Por el contrario, desde la perspectiva política y social, la violencia se legitima cuando la ley es injusta; como en el caso de las revoluciones que se revelan contra la tiranía, esto es el derecho a la rebelión y, sin él, no existiría el mundo como lo conocemos, seguiríamos siendo gobernados por una monarquía absolutista.

Por otro lado, el monopolio de la violencia en el Estado tiene su origen en el pensamiento político de los últimos 200 años, en específico, en un bien intangible que se llama la soberanía de las naciones y que ha tenido un papel determinante para mantener el control social al interior de un país y para defenderse de cualquier fuerza ajena al Estado, interna o externa, en aras de mantener la seguridad nacional.

En esa lógica, los operadores del Estado repiten mecánicamente frases como “nadie por encima de la ley”, “la ley es dura, pero es la ley” o “la violencia legítima del Estado”, con esta retahíla dogmática pretenden explicar la teoría del deber ser. Sin embargo, la realidad es como un río caudaloso que no atiende más que a sus propias reglas. En resumen, la realidad supera a la ficción de las formalidades jurídicas.

Dos responsabilidades fundamentales del estado son brindar seguridad a los ciudadanos y castigar a aquellos que llevan a cabo actos criminales; en la medida en que los estados fallan en estas tareas pierden legitimidad (Donnelly,2006).

Cuando el Estado deja de cumplir con las atribuciones que la sociedad le ha conferido, entre ellas la del uso de la fuerza, principalmente en el combate a la inseguridad, la población comienza a adoptar acciones en defensa propia. En conjunto, las expresiones de violencia colectiva o linchamientos ilustran la falta de capacidades del Estado, para mantener el monopolio legítimo del uso de la fuerza y el control sobre el territorio, garantizando la aplicación de la ley y la seguridad de la población, funciones primordiales no cumplidas, que son síntomas de una crisis de autoridad e institucionalidad.

Los linchamientos, en su gran mayoría, buscan como fin último expresado por sus protagonistas directos, la atención y solución al problema de la inseguridad ciudadana, aunque en realidad constituyan actos de desprecio y descalificación hacia las autoridades y la vigencia del Estado de Derecho.

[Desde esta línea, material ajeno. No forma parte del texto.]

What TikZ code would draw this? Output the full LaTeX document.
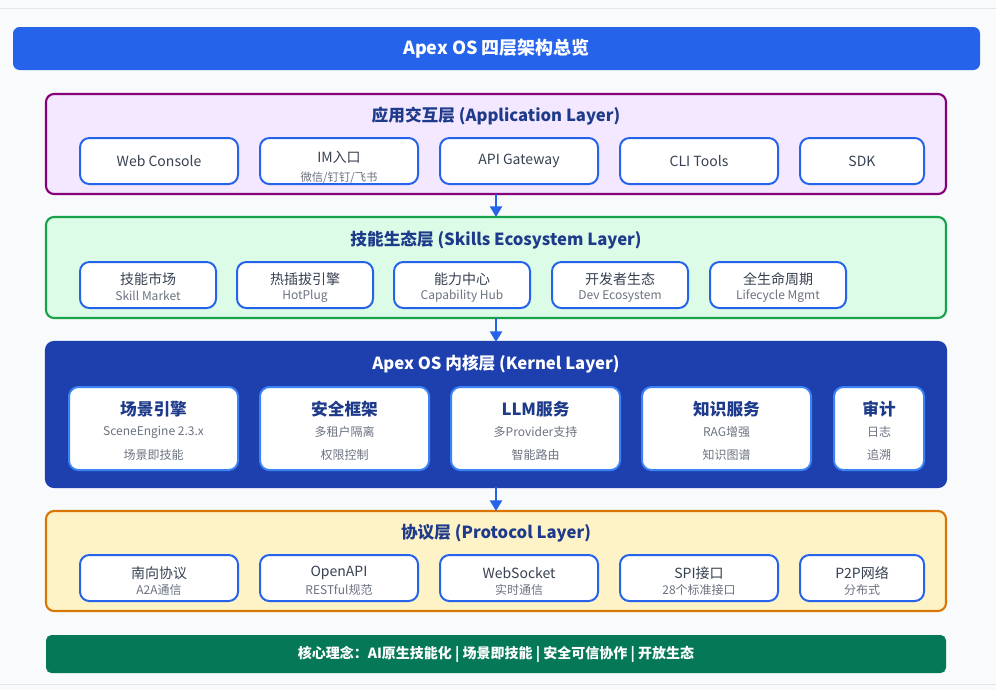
\documentclass[tikz,border=0pt]{standalone}
\usepackage{fontspec}
\setmainfont{Noto Sans CJK SC}
\usetikzlibrary{arrows.meta}
\definecolor{bg}{HTML}{F8FAFC}
\definecolor{tblue}{HTML}{2563EB}
\definecolor{dblue}{HTML}{1E3A8A}
\definecolor{kblue}{HTML}{1E40AF}
\definecolor{gtxt}{HTML}{6B7280}
\definecolor{ktxt}{HTML}{374151}
\tikzset{
 layer/.style={rounded corners=6pt,line width=1.6pt},
 ibox/.style={draw=tblue,fill=white,rounded corners=7pt,line width=1.5pt},
 ltitle/.style={font=\fontsize{12.5}{14}\selectfont\bfseries,text=dblue},
 mtxt/.style={font=\fontsize{10.5}{12}\selectfont,text=ktxt},
 stxt/.style={font=\fontsize{9}{10}\selectfont,text=gtxt},
 ktitle/.style={font=\fontsize{12.5}{14}\selectfont\bfseries,text=dblue},
 flow/.style={-{Triangle[length=8pt,width=9pt]},draw=tblue,fill=tblue,line width=1.8pt},
}
\begin{document}
\begin{tikzpicture}[x=0.75pt,y=-0.75pt]
\useasboundingbox (0,0) rectangle (996,690);
\fill[bg] (0,0) rectangle (996,690);
\draw[black!10] (0,8)--(996,8);
\draw[black!10] (0,684)--(996,684);
% title
\node[fill=tblue,rounded corners=5pt,minimum width=967*0.75pt,minimum height=43*0.75pt,text=white,font=\fontsize{13.5}{16}\selectfont\bfseries] (title) at (496.5,48.5) {Apex OS 四层架构总览};
% layers
\path[layer,draw=purple!70!blue,fill={rgb,255:red,243;green,232;blue,255}] (46,94) rectangle (946,194);
\coordinate (L1b) at (496,194);
\node[ltitle] (t1) at (496,116) {应用交互层 (Application Layer)};
\path[layer,draw={rgb,255:red,22;green,163;blue,74},fill={rgb,255:red,220;green,252;blue,231}] (46,217) rectangle (946,318);
\coordinate (L2t) at (496,217); \coordinate (L2b) at (496,318);
\node[ltitle] (t2) at (496,240) {技能生态层 (Skills Ecosystem Layer)};
\path[layer,draw=kblue,fill=kblue] (46,342) rectangle (946,487);
\coordinate (L3t) at (496,342); \coordinate (L3b) at (496,487);
\node[ltitle,text=white] (t3) at (496,364) {Apex OS 内核层 (Kernel Layer)};
\path[layer,draw={rgb,255:red,217;green,119;blue,6},fill={rgb,255:red,254;green,243;blue,199}] (46,511) rectangle (946,611);
\coordinate (L4t) at (496,511);
\node[ltitle] (t4) at (496,533) {协议层 (Protocol Layer)};
\draw[flow] (L1b)--(L2t);
\draw[flow] (L2b)--(L3t);
\draw[flow] (L3b)--(L4t);
% app boxes
\foreach \a/\b/\t [count=\i] in {80/238/Web Console,260/418/{},440/598/API Gateway,620/778/CLI Tools,800/924/SDK}{
  \draw[ibox] (\a,138) rectangle (\b,184);
  \node[mtxt] (a\i) at ({(\a+\b)/2},161) {\t};
}
\node[mtxt] (im) at (339,157) {IM入口};
\node[stxt,font=\fontsize{8.5}{10}\selectfont] (ims) at (339,178) {微信/钉钉/飞书};
% skills
\foreach \a/\t/\s [count=\i] in {80/技能市场/Skill Market,237/热插拔引擎/HotPlug,394/能力中心/Capability Hub,552/开发者生态/Dev Ecosystem,710/全生命周期/Lifecycle Mgmt}{
  \draw[ibox] (\a,262) rectangle (\a+136,308);
  \node[mtxt] (s\i) at (\a+68,279) {\t};
  \node[stxt] (ss\i) at (\a+68,296) {\s};
}
% kernel
\foreach \a/\b/\t/\s/\u [count=\i] in {69/238/场景引擎/SceneEngine 2.3.x/场景即技能,260/429/安全框架/多租户隔离/权限控制,451/620/LLM服务/多Provider支持/智能路由,642/811/知识服务/RAG增强/知识图谱,834/924/审计/日志/追溯}{
  \draw[ibox,draw={rgb,255:red,59;green,130;blue,246}] (\a,387) rectangle (\b,470);
  \node[ktitle] (k\i) at ({(\a+\b)/2},409) {\t};
  \node[stxt] (kk\i) at ({(\a+\b)/2},432) {\s};
  \node[stxt] (kkk\i) at ({(\a+\b)/2},455) {\u};
}
% protocol
\foreach \a/\b/\t/\s [count=\i] in {80/238/南向协议/A2A通信,260/418/OpenAPI/RESTful规范,440/598/WebSocket/实时通信,620/778/SPI接口/28个标准接口,800/924/P2P网络/分布式}{
  \draw[ibox] (\a,555) rectangle (\b,601);
  \node[mtxt] (p\i) at ({(\a+\b)/2},573) {\t};
  \node[stxt] (pp\i) at ({(\a+\b)/2},590) {\s};
}
% bottom
\node[fill={rgb,255:red,4;green,120;blue,87},rounded corners=4pt,minimum width=900*0.75pt,minimum height=38*0.75pt,text=white,font=\fontsize{10.5}{12}\selectfont\bfseries] (core) at (496,654) {核心理念：AI原生技能化 | 场景即技能 | 安全可信协作 | 开放生态};
\end{tikzpicture}
\end{document}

Bajo ningún supuesto es posible legitimar la violencia ejercida de este modo, ni asumirla como forma de protección personal y colectiva. Los linchamientos son actos ilícitos, que debilitan las instituciones democráticas, violentan derechos humanos y más que constituir una forma de justicia, contribuyen a debilitar o imposibilitar el acceso a la misma.

Al ser actos contrarios a las normas, las autoridades deberían actuar para prevenir e investigar diligentemente los casos que se presenten, aplicando las consecuencias que en derecho procedan a los responsables de los mismos.

La falta de seguimiento a casos de linchamiento por parte de las autoridades de los tres niveles de gobierno, resulta ser otro factor determinante en la atención y erradicación del fenómeno, pues en el mejor de los casos, las autoridades responsables reportan la apertura de una carpeta de investigación y, en contadas ocasiones, se reportan detenidos, se investiga o se da seguimiento al caso, según el impacto mediático que tuvo el linchamiento.

Los linchamientos no pueden ser vistos como acciones legítimas y mucho menos una vía para alcanzar la verdad y la justicia. Es preciso que los casos que se presentan se registren, se investiguen y sancionen.

 

  • El autor del Artículo de Opinión, es actualmente magistrado del Tribunal Superior de Justicia (TSJ) en Morelos.